The First Omen has absolutely earned its place on the shelf alongside the other films. In fact, I’d happily swap out Omen IV or the remake from my blu-ray box set to make room for this one, a film that is more worthy of the original than any since probably the second and maybe not even that.
Horror reboots or legacy sequels/prequels are so often gigantic letdowns that seem to actively hate their audiences. To get one that mostly lands is a nice surprise.
And speaking of reboots, I’m going to add a last minute addition here before I post – Ripley, on Netflix, is a fantastic reinterpretation of well trodden source material. I’m a big fan of Patricia Highsmith’s novel series and I like most of the Tom Ripley films, even if I don’t think any of the actors have quite gotten the character as written right. But Andrew Scott in Steve Zallian’s noir interpretation of the first novel probably comes closest to Highsmith’s reptilian but oddly charming conman.
At first I thought the choice to shoot in black and white was a mistake, robbing the sumptuous 1960’s Italian lifestyle of all the vivid appeal that makes Ripley want to kill to stay there.
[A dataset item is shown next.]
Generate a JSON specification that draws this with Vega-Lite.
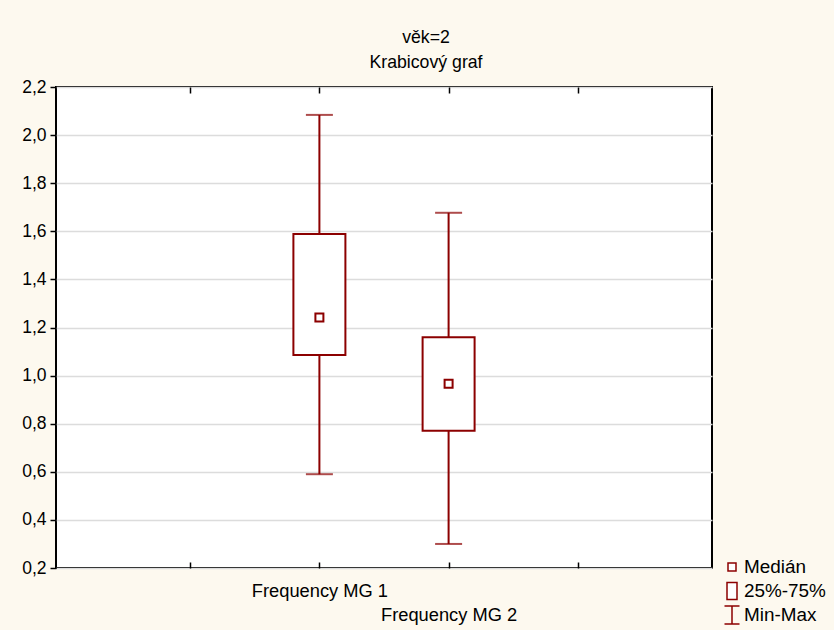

I also had doubts about casting actors in their 40s as characters originally written to be in their 20s for similar reasons – there’s a certain reckless impulsiveness that rings truer coming from younger characters, as it did in the 1999 The Talented Mr Ripley.
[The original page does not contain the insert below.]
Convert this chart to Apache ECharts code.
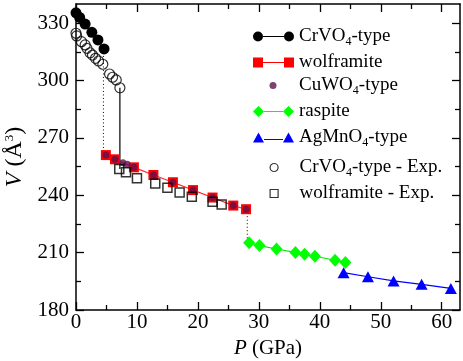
<!DOCTYPE html>
<html>
<head>
<meta charset="utf-8">
<script src="https://cdn.jsdelivr.net/npm/echarts@6/dist/echarts.min.js"></script>
<style>
  html, body { margin: 0; padding: 0; background: #fff; }
  #chart { width: 463px; height: 361px; }
</style>
</head>
<body>
<div id="chart"></div>
<script>
// [P (GPa), V (Å^3)]
const crvo4Calc = [[0.0, 335.4], [0.6, 333.0], [1.5, 329.5], [2.6, 325.2], [3.6, 321.2], [4.6, 316.5]];
const wolframiteCalc = [[4.9, 261.0], [6.4, 258.8], [9.5, 254.6], [12.7, 250.6], [15.9, 246.8],
  [19.2, 242.7], [22.4, 238.8], [25.8, 234.6], [27.9, 232.7]];
const cuwo4Calc = [[4.9, 261.0], [6.4, 258.8], [7.7, 257.0], [8.4, 256.2], [9.5, 254.6], [12.7, 250.6],
  [15.9, 246.8], [19.2, 242.7], [22.4, 238.8], [25.8, 234.6], [27.9, 232.7]];
const raspiteCalc = [[28.4, 215.2], [30.1, 213.7], [32.9, 211.9], [36.0, 210.1], [37.5, 209.1],
  [39.2, 208.1], [42.5, 206.0], [44.2, 204.9]];
const agmno4Calc = [[43.9, 199.5], [47.9, 197.4], [52.1, 195.2], [56.7, 193.4], [61.5, 191.3]];
const crvo4Exp = [[0.0, 324.7], [0.1, 323.3], [0.9, 320.3], [1.5, 318.6], [1.8, 316.8], [2.3, 314.5],
  [2.7, 313.3], [3.2, 311.6], [3.7, 310.2], [4.4, 308.5], [5.5, 303.4], [6.0, 301.7], [6.6, 300.3], [7.2, 296.2]];
const wolframiteExp = [[7.1, 253.7], [8.2, 252.0], [10.0, 248.9], [13.0, 246.2], [15.0, 243.9],
  [17.0, 241.5], [19.0, 239.2], [22.4, 236.6], [23.9, 235.1]];
// phase transitions
const calcSteps = [
  [[4.5, 316.5], [4.5, 261.0]],
  [[28.1, 232.7], [28.1, 215.2]],
  [[44.0, 204.9], [44.0, 199.5]]
];
const expStep = [[7.2, 296.2], [7.2, 253.7]];

const xMajor = [0, 10, 20, 30, 40, 50, 60];
const xMinor = [5, 15, 25, 35, 45, 55];
const yMajor = [180, 210, 240, 270, 300, 330];
const yMinor = [195, 225, 255, 285, 315];

const FONT = 'Liberation Serif';
const black = '#000';

function xAx(pos, ticks, len, main) {
  return {
    type: 'value', min: 0, max: 63, position: pos,
    axisLine: { show: main, onZero: false, lineStyle: { color: black, width: 1.5 } },
    axisTick: { show: true, inside: true, length: len, customValues: ticks, lineStyle: { color: black, width: 1.3 } },
    axisLabel: { show: false },
    splitLine: { show: false }
  };
}
function yAx(pos, ticks, len, main) {
  return {
    type: 'value', min: 180, max: 340, position: pos,
    axisLine: { show: main, onZero: false, lineStyle: { color: black, width: 1.5 } },
    axisTick: { show: true, inside: true, length: len, customValues: ticks, lineStyle: { color: black, width: 1.3 } },
    axisLabel: { show: false },
    splitLine: { show: false }
  };
}

const xBottom = xAx('bottom', xMajor, 8, true);
xBottom.axisLabel = { show: true, customValues: xMajor, margin: 2, color: black, fontSize: 21, fontFamily: FONT };
xBottom.name = '{i|P} (GPa)';
xBottom.nameLocation = 'middle';
xBottom.nameGap = 28;
xBottom.nameTextStyle = { color: black, fontSize: 21, fontFamily: FONT,
  rich: { i: { fontStyle: 'italic', fontSize: 21, fontFamily: FONT } } };

const yLeft = yAx('left', yMajor, 8, true);
yLeft.axisLabel = { show: true, customValues: yMajor, margin: 7, color: black, fontSize: 21, fontFamily: FONT };
yLeft.name = '{i|V} (Å{sup|3})';
yLeft.nameLocation = 'middle';
yLeft.nameGap = 34;
yLeft.nameTextStyle = { color: black, fontSize: 24, fontFamily: FONT,
  rich: { i: { fontStyle: 'italic', fontSize: 24, fontFamily: FONT },
          sup: { fontSize: 13, fontFamily: FONT, verticalAlign: 'top', lineHeight: 24 } } };

const circlesIcon = 'path://M0,5A5,5 0 1,1 10,5A5,5 0 1,1 0,5Z M10,4.4H31V5.6H10Z M31,5A5,5 0 1,1 41,5A5,5 0 1,1 31,5Z';
const squaresIcon = 'path://M0,0H10V10H0Z M10,4.4H31V5.6H10Z M31,0H41V10H31Z';
const diamondsIcon = 'path://M5.5,0L11,5.5L5.5,11L0,5.5Z M11,4.9H30V6.1H11Z M35.5,0L41,5.5L35.5,11L30,5.5Z';
const trianglesIcon = 'path://M5.5,0L11,10H0Z M11,6.4H30V7.6H11Z M35.5,0L41,10H30Z';
// single markers centred in a 41-wide box (the two bare moveTo points only widen the box)
const dotIcon = 'path://M0,3.5M41,3.5M16.5,3.5A3.5,3.5 0 1,1 23.5,3.5A3.5,3.5 0 1,1 16.5,3.5Z';
const ringIcon = 'path://M0,4M41,4M16.5,4A4,4 0 1,1 24.5,4A4,4 0 1,1 16.5,4Z';
const squareIcon = 'path://M0,4M41,4M16.5,0H24.5V8H16.5Z';

function label(name) {
  return '{n|' + name.replace('O4', 'O}{s|4}{n|') + '}';
}
const rich = {
  n: { fontSize: 19, fontFamily: FONT, color: black, lineHeight: 22 },
  s: { fontSize: 12, fontFamily: FONT, color: black, lineHeight: 14, verticalAlign: 'bottom' }
};
function legendRow(name, icon, cy, w, h, style) {
  return {
    data: [{ name: name, icon: icon, itemStyle: style }],
    left: 253, top: cy - 8, orient: 'vertical', padding: 0,
    itemWidth: w, itemHeight: h, itemGap: 0, selectedMode: false,
    formatter: label,
    textStyle: { fontSize: 19, fontFamily: FONT, color: black, rich: rich }
  };
}
const openStyle = { color: 'rgba(0,0,0,0)', borderColor: black, borderWidth: 1.2 };

const option = {
  animation: false,
  backgroundColor: '#fff',
  grid: { left: 76, right: 3, top: 4, bottom: 51, outerBoundsMode: 'none', containLabel: false },
  xAxis: [xBottom, xAx('bottom', xMinor, 5, false), xAx('top', xMajor, 8, true), xAx('top', xMinor, 5, false)],
  yAxis: [yLeft, yAx('left', yMinor, 5, false), yAx('right', yMajor, 8, true), yAx('right', yMinor, 5, false)],
  legend: [
    legendRow('CrVO4-type', circlesIcon, 35, 41, 10, { color: black }),
    legendRow('wolframite', squaresIcon, 61, 41, 10, { color: '#ff0000' }),
    legendRow('CuWO4-type', dotIcon, 84, 41, 7, { color: '#5e1250' }),
    legendRow('raspite', diamondsIcon, 110, 41, 11, { color: '#00ff00' }),
    legendRow('AgMnO4-type', trianglesIcon, 136, 41, 10, { color: '#0000ff' }),
    legendRow('CrVO4-type - Exp.', ringIcon, 166, 41, 8, openStyle),
    legendRow('wolframite - Exp.', squareIcon, 192, 41, 8, openStyle)
  ],
  series: [
    ...calcSteps.map(d => ({ type: 'line', data: d, symbol: 'none', silent: true, z: 1,
      lineStyle: { color: black, width: 1, type: [1, 2.5] } })),
    { type: 'line', data: expStep, symbol: 'none', silent: true, z: 1, lineStyle: { color: black, width: 1.2 } },
    { name: 'CrVO4-type', type: 'line', data: crvo4Calc, symbol: 'circle', symbolSize: 11, z: 2,
      lineStyle: { color: black, width: 1 }, itemStyle: { color: black } },
    { name: 'wolframite', type: 'line', data: wolframiteCalc, symbol: 'rect', symbolSize: 10, z: 2,
      lineStyle: { color: '#ff2a2a', width: 1.2 }, itemStyle: { color: '#ff0000' } },
    { name: 'CuWO4-type', type: 'scatter', data: cuwo4Calc, symbol: 'circle', symbolSize: 7, z: 5,
      itemStyle: { color: '#5e1250' } },
    { name: 'raspite', type: 'line', data: raspiteCalc, symbol: 'diamond', symbolSize: [12, 13], z: 2,
      lineStyle: { color: '#10e010', width: 1.2 }, itemStyle: { color: '#00ff00' } },
    { name: 'AgMnO4-type', type: 'line', data: agmno4Calc, symbol: 'triangle', symbolSize: [12, 11], z: 2,
      lineStyle: { color: '#0000ff', width: 1.2 }, itemStyle: { color: '#0000ff' } },
    { name: 'CrVO4-type - Exp.', type: 'scatter', data: crvo4Exp, symbol: 'circle', symbolSize: 10, z: 6,
      itemStyle: openStyle },
    { name: 'wolframite - Exp.', type: 'scatter', data: wolframiteExp, symbol: 'rect', symbolSize: 9, z: 6,
      itemStyle: { color: 'rgba(0,0,0,0)', borderColor: black, borderWidth: 1.5 } }
  ]
};

const chart = echarts.init(document.getElementById('chart'), null, { renderer: 'canvas' });
chart.setOption(option);
</script>
</body>
</html>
But as the tension mounts, the cinematography becomes an increasingly indelible part of the storytelling, immersing us in the inky darkness of Ripley’s world and forcing us to sit with a different, less comfortable kind of beauty than that of earlier takes, one that robs us of the wish fulfilment side of the Ripley story and leaving us with the murk. I’m not in totality convinced it was the right choice, but it is certainly a strong choice and one that sets this version apart from the others. This is fantastic thriller TV and I hope Scott and Zallian get a chance at exploring the rest of the books.